“It’s an academic program," Nunamaker said. "So the purpose is to engage that student in their own field to give them exposure to what they’re studying.”
Nunamaker said when the program started in the spring of 2012, there were 20 students who participated. This year there are over 1,000 students.
“If you look at the university as not just an institute of higher learning, but as an organization — a living, breathing organization — we have professionals working on campus that represent pretty much every major on campus,” he said.
Students are paid during their internships, and receive a pass or no-pass grade on their transcript — although the internship does not include class credit hours.
“We have nine competencies that we’re hoping students secure upon graduation,” Nunamaker said. “Communication, collaboration, leadership, self-awareness, integrity and ethics, brand, adaptability, analytical skills and technology.”
Nunamaker said those competencies are assessed throughout the students’ internships and evaluated by site coordinators that visit internship sites.
Chen said a drawback of a program like Clemson’s is that students might not branch out beyond their previous notions of career goals.

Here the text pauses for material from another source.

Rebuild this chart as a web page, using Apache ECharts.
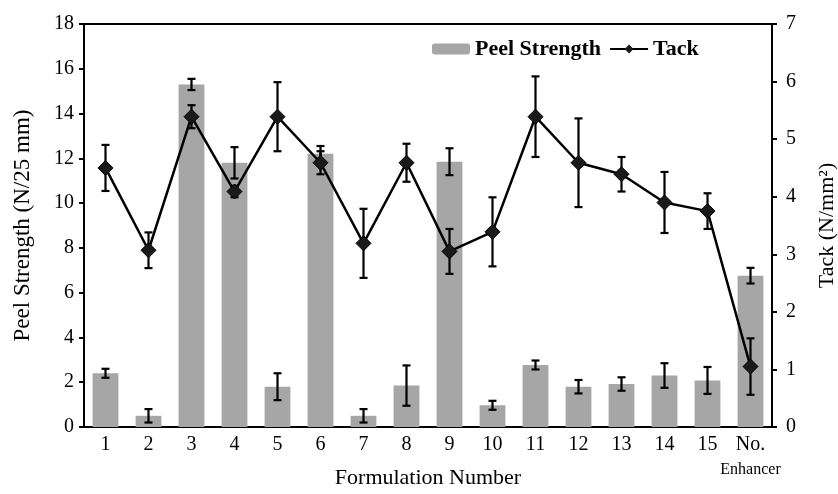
<!DOCTYPE html>
<html><head><meta charset="utf-8">
<script src="https://cdn.jsdelivr.net/npm/echarts@6/dist/echarts.min.js"></script>
<style>html,body{margin:0;padding:0;background:#fff}#c{width:838px;height:494px}</style>
</head><body><div id="c"></div>
<script>
const categories = ['1','2','3','4','5','6','7','8','9','10','11','12','13','14','15','No. Enhancer'];
const peel = [2.4,0.5,15.3,11.8,1.8,12.2,0.5,1.85,11.85,0.97,2.77,1.8,1.92,2.3,2.08,6.76];
const peelErr = [0.2,0.3,0.25,0.7,0.6,0.35,0.3,0.9,0.6,0.2,0.2,0.3,0.3,0.55,0.6,0.35];
const tack = [4.5,3.07,5.39,4.09,5.39,4.59,3.19,4.59,3.05,3.39,5.39,4.59,4.39,3.9,3.75,1.05];
const tackErr = [0.4,0.31,0.2,0.1,0.6,0.2,0.6,0.33,0.39,0.6,0.7,0.77,0.3,0.53,0.31,0.49];
const leftTicks = {min:0,max:18,interval:2};
const rightTicks = {min:0,max:7,interval:1};

const font = 'Liberation Serif';
function errData(vals, errs){ return vals.map((v,i)=>[i, v-errs[i], v+errs[i]]); }
function errRender(params, api){
  const x = api.value(0), lo = api.value(1), hi = api.value(2);
  const p1 = api.coord([x, hi]), p2 = api.coord([x, lo]);
  const cap = 4;
  const st = {stroke:'#000', lineWidth:2.2};
  return {type:'group', children:[
    {type:'line', shape:{x1:p1[0],y1:p1[1],x2:p2[0],y2:p2[1]}, style:st},
    {type:'line', shape:{x1:p1[0]-cap,y1:p1[1],x2:p1[0]+cap,y2:p1[1]}, style:st},
    {type:'line', shape:{x1:p2[0]-cap,y1:p2[1],x2:p2[0]+cap,y2:p2[1]}, style:st}
  ]};
}
const chart = echarts.init(document.getElementById('c'));
chart.setOption({
  animation:false,
  textStyle:{fontFamily:font,color:'#000'},
  grid:{left:84,right:66,top:24,bottom:67,containLabel:false,outerBoundsMode:'none',show:true,borderColor:'#000',borderWidth:2,backgroundColor:'transparent'},
  legend:{left:427,top:33,itemGap:8,itemWidth:38,itemHeight:11,
    textStyle:{fontFamily:font,fontSize:22,fontWeight:'bold',color:'#000'},
    data:['Peel Strength','Tack']},
  xAxis:{type:'category',data:categories,
    axisLine:{lineStyle:{color:'#000',width:2}},axisTick:{show:false},
    axisLabel:{fontFamily:font,fontSize:20,color:'#000',margin:6,interval:0,
      formatter:function(v){ return v==='No. Enhancer' ? '{a|No.}\n{b|Enhancer}' : '{a|'+v+'}'; },
      rich:{a:{fontFamily:font,fontSize:20,color:'#000',lineHeight:24},b:{fontFamily:font,fontSize:16,color:'#000',lineHeight:26}}},
    name:'Formulation Number',nameLocation:'middle',nameGap:40,nameMoveOverlap:false,
    nameTextStyle:{fontFamily:font,fontSize:22,color:'#000'}},
  yAxis:[
    {type:'value',min:leftTicks.min,max:leftTicks.max,interval:leftTicks.interval,
      axisLine:{show:true,lineStyle:{color:'#000',width:2}},axisTick:{show:true,length:5,lineStyle:{color:'#000',width:2}},
      splitLine:{show:false},
      axisLabel:{fontFamily:font,fontSize:20,color:'#000',margin:10},
      name:'Peel Strength (N/25 mm)',nameLocation:'middle',nameGap:50,nameRotate:90,nameMoveOverlap:false,
      nameTextStyle:{fontFamily:font,fontSize:23,color:'#000'}},
    {type:'value',min:rightTicks.min,max:rightTicks.max,interval:rightTicks.interval,position:'right',
      axisLine:{show:true,lineStyle:{color:'#000',width:2}},axisTick:{show:true,length:5,lineStyle:{color:'#000',width:2}},
      splitLine:{show:false},
      axisLabel:{fontFamily:font,fontSize:20,color:'#000',margin:14},
      name:'Tack (N/mm²)',nameLocation:'middle',nameGap:44,nameRotate:90,nameMoveOverlap:false,
      nameTextStyle:{fontFamily:font,fontSize:22,color:'#000'}}
  ],
  series:[
    {name:'Peel Strength',type:'bar',data:peel,yAxisIndex:0,barWidth:'60%',
      itemStyle:{color:'#a6a6a6'}},
    {name:'PeelErr',type:'custom',data:errData(peel,peelErr),yAxisIndex:0,renderItem:errRender,z:5},
    {name:'TackErr',type:'custom',data:errData(tack,tackErr),yAxisIndex:1,renderItem:errRender,z:6},
    {name:'Tack',type:'line',data:tack,yAxisIndex:1,symbol:'diamond',symbolSize:15,
      lineStyle:{color:'#000',width:2.5},itemStyle:{color:'#1a1a1a',borderColor:'#000'},z:7}
  ]
});
</script></body></html>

“(It) might give them tunnel vision or they might not be as open to different opportunities that they might think they’re not that interested in but might end up loving,” Chen said.
Chen said on-campus employment gives students a different perspective on how a university works behind the scenes, and a program like UPIC could help this.
“I spend 10 hours a week at my job," she said. "So that is a significant portion of my time and it would be really great for students to be able to use that time to not only support themselves financially but to do something that’s a really big resume booster as well, and some networking and getting contacts in that field.”
Gary Alan Miller, director of UNC's University Career Services, said a program like UPIC at Clemson is not necessarily off the table for UNC.
“There are some dominoes that need to fall in making something like that happen, but there’s always an interest among folks here at Carolina on how we can give students the best experience possible,” he said.
Nunamaker said the program is still new enough that it is difficult to make hard statements, but it appears students who participate in internships are more likely to graduate.
“Students who go through an internship experience are 20 percent more likely to have a job offer after graduation,” he said.
The UPIC program provides 50 percent of student interns’ salaries, and the other half is provided by the department they intern for. The South Carolina state government provides $1 million to the program each year.
“We’re operating on a budget of under $1.5 million,” Nunamaker said. “To duplicate this you’re going to need over $2 million.”